Records for processing:
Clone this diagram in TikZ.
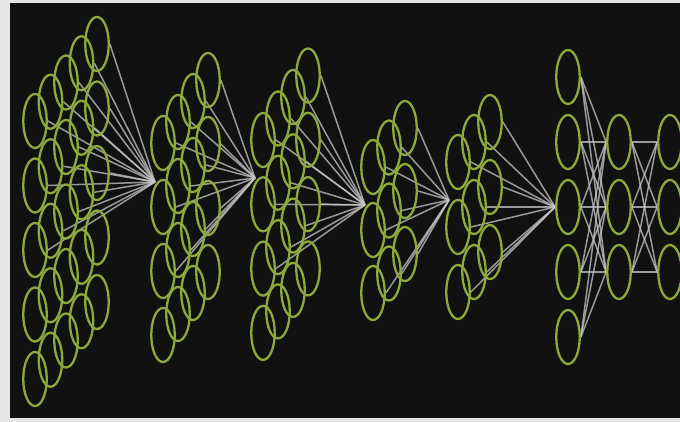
\documentclass[tikz,border=0pt]{standalone}
\usetikzlibrary{shapes.geometric}
\definecolor{bg}{HTML}{111111}
\definecolor{frame}{HTML}{E6E6E6}
\definecolor{neur}{HTML}{8CAA3C}
\definecolor{wirec}{HTML}{C8C8C8}
\pgfdeclarelayer{back}
\pgfdeclarelayer{wires}
\pgfsetlayers{back,wires,main}
\begin{document}
\begin{tikzpicture}[x=1pt,y=-1pt,
  neuron/.style={ellipse, draw=neur, line width=2.3pt, minimum width=23.5pt, minimum height=54pt, inner sep=0pt},
  wire/.style={draw=wirec, line width=1.5pt, opacity=0.75}]
\useasboundingbox (0,0) rectangle (680,422);
\begin{pgfonlayer}{back}
\fill[frame] (0,0) rectangle (680,422);
\fill[bg] (10,3) rectangle (680,418);
\end{pgfonlayer}
\clip (10,3) rectangle (680,418);
% block 1: 5 rows x 5 deep
\foreach \r in {0,...,4}
  \foreach \d in {0,...,4}
    \node[neuron] (a-\r-\d) at ({35+\d*15.5},{121+\r*64.5-\d*19.25}) {};
% block 2: 4 x 4
\foreach \r in {0,...,3}
  \foreach \d in {0,...,3}
    \node[neuron] (b-\r-\d) at ({163+\d*15},{143+\r*64-\d*21}) {};
% block 3: 4 x 4
\foreach \r in {0,...,3}
  \foreach \d in {0,...,3}
    \node[neuron] (c-\r-\d) at ({263+\d*15},{140+\r*64.3-\d*21.5}) {};
% block 4: 3 x 3
\foreach \r in {0,...,2}
  \foreach \d in {0,...,2}
    \node[neuron] (d-\r-\d) at ({373+\d*16},{167+\r*63-\d*19.5}) {};
% block 5: 3 x 3
\foreach \r in {0,...,2}
  \foreach \d in {0,...,2}
    \node[neuron] (e-\r-\d) at ({458+\d*16},{162+\r*65-\d*20}) {};
% dense layers
\foreach \k in {0,...,4}
  \node[neuron] (f-\k) at (568,{77+\k*65}) {};
\foreach \k in {0,...,2} {
  \node[neuron] (g-\k) at (619,{142+\k*65}) {};
  \node[neuron] (h-\k) at (670,{142+\k*65}) {};
}
% convergence points
\coordinate (cb) at (155,182);
\coordinate (cc) at (255,178);
\coordinate (cd) at (365,205);
\coordinate (ce) at (449,200);
\begin{pgfonlayer}{wires}
\foreach \r in {0,1,2}
  \foreach \d in {0,...,4}
    \draw[wire] (a-\r-\d.east) -- (cb);
\foreach \r in {0,1,2}
  \foreach \d in {0,...,3}
    \draw[wire] (b-\r-\d.east) -- (cc);
\foreach \r in {0,1,2}
  \foreach \d in {0,...,3}
    \draw[wire] (c-\r-\d.east) -- (cd);
\foreach \r in {0,1,2}
  \foreach \d in {0,...,2}
    \draw[wire] (d-\r-\d.east) -- (ce);
\foreach \r in {0,1,2}
  \foreach \d in {0,...,2}
    \draw[wire] (e-\r-\d.east) -- (f-2.west);
\foreach \i in {0,...,4}
  \foreach \j in {0,...,2}
    \draw[wire] (f-\i.east) -- (g-\j.west);
\foreach \i in {0,...,2}
  \foreach \j in {0,...,2}
    \draw[wire] (g-\i.east) -- (h-\j.west);
\end{pgfonlayer}
\end{tikzpicture}
\end{document}
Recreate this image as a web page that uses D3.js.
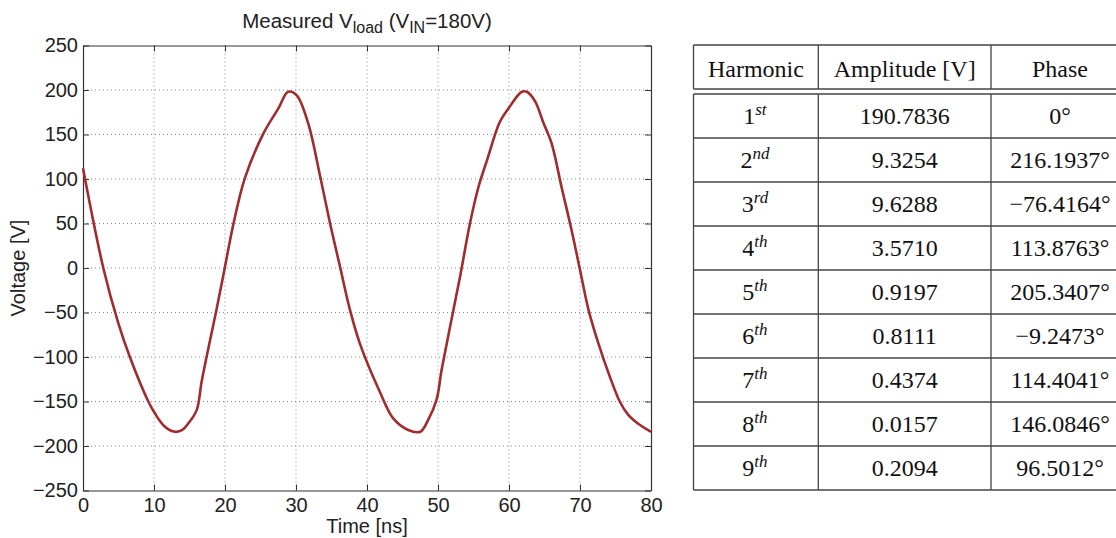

Objective: Print the complete listing exactly as it stands, without its pictures.

Result:
Clone this diagram in TikZ.
\documentclass[tikz,border=0pt]{standalone}
\usetikzlibrary{shapes.geometric}
\definecolor{bg}{HTML}{111111}
\definecolor{frame}{HTML}{E6E6E6}
\definecolor{neur}{HTML}{8CAA3C}
\definecolor{wirec}{HTML}{C8C8C8}
\pgfdeclarelayer{back}
\pgfdeclarelayer{wires}
\pgfsetlayers{back,wires,main}
\begin{document}
\begin{tikzpicture}[x=1pt,y=-1pt,
  neuron/.style={ellipse, draw=neur, line width=2.3pt, minimum width=23.5pt, minimum height=54pt, inner sep=0pt},
  wire/.style={draw=wirec, line width=1.5pt, opacity=0.75}]
\useasboundingbox (0,0) rectangle (680,422);
\begin{pgfonlayer}{back}
\fill[frame] (0,0) rectangle (680,422);
\fill[bg] (10,3) rectangle (680,418);
\end{pgfonlayer}
\clip (10,3) rectangle (680,418);
% block 1: 5 rows x 5 deep
\foreach \r in {0,...,4}
  \foreach \d in {0,...,4}
    \node[neuron] (a-\r-\d) at ({35+\d*15.5},{121+\r*64.5-\d*19.25}) {};
% block 2: 4 x 4
\foreach \r in {0,...,3}
  \foreach \d in {0,...,3}
    \node[neuron] (b-\r-\d) at ({163+\d*15},{143+\r*64-\d*21}) {};
% block 3: 4 x 4
\foreach \r in {0,...,3}
  \foreach \d in {0,...,3}
    \node[neuron] (c-\r-\d) at ({263+\d*15},{140+\r*64.3-\d*21.5}) {};
% block 4: 3 x 3
\foreach \r in {0,...,2}
  \foreach \d in {0,...,2}
    \node[neuron] (d-\r-\d) at ({373+\d*16},{167+\r*63-\d*19.5}) {};
% block 5: 3 x 3
\foreach \r in {0,...,2}
  \foreach \d in {0,...,2}
    \node[neuron] (e-\r-\d) at ({458+\d*16},{162+\r*65-\d*20}) {};
% dense layers
\foreach \k in {0,...,4}
  \node[neuron] (f-\k) at (568,{77+\k*65}) {};
\foreach \k in {0,...,2} {
  \node[neuron] (g-\k) at (619,{142+\k*65}) {};
  \node[neuron] (h-\k) at (670,{142+\k*65}) {};
}
% convergence points
\coordinate (cb) at (155,182);
\coordinate (cc) at (255,178);
\coordinate (cd) at (365,205);
\coordinate (ce) at (449,200);
\begin{pgfonlayer}{wires}
\foreach \r in {0,1,2}
  \foreach \d in {0,...,4}
    \draw[wire] (a-\r-\d.east) -- (cb);
\foreach \r in {0,1,2}
  \foreach \d in {0,...,3}
    \draw[wire] (b-\r-\d.east) -- (cc);
\foreach \r in {0,1,2}
  \foreach \d in {0,...,3}
    \draw[wire] (c-\r-\d.east) -- (cd);
\foreach \r in {0,1,2}
  \foreach \d in {0,...,2}
    \draw[wire] (d-\r-\d.east) -- (ce);
\foreach \r in {0,1,2}
  \foreach \d in {0,...,2}
    \draw[wire] (e-\r-\d.east) -- (f-2.west);
\foreach \i in {0,...,4}
  \foreach \j in {0,...,2}
    \draw[wire] (f-\i.east) -- (g-\j.west);
\foreach \i in {0,...,2}
  \foreach \j in {0,...,2}
    \draw[wire] (g-\i.east) -- (h-\j.west);
\end{pgfonlayer}
\end{tikzpicture}
\end{document}
Recreate this image as a web page that uses D3.js.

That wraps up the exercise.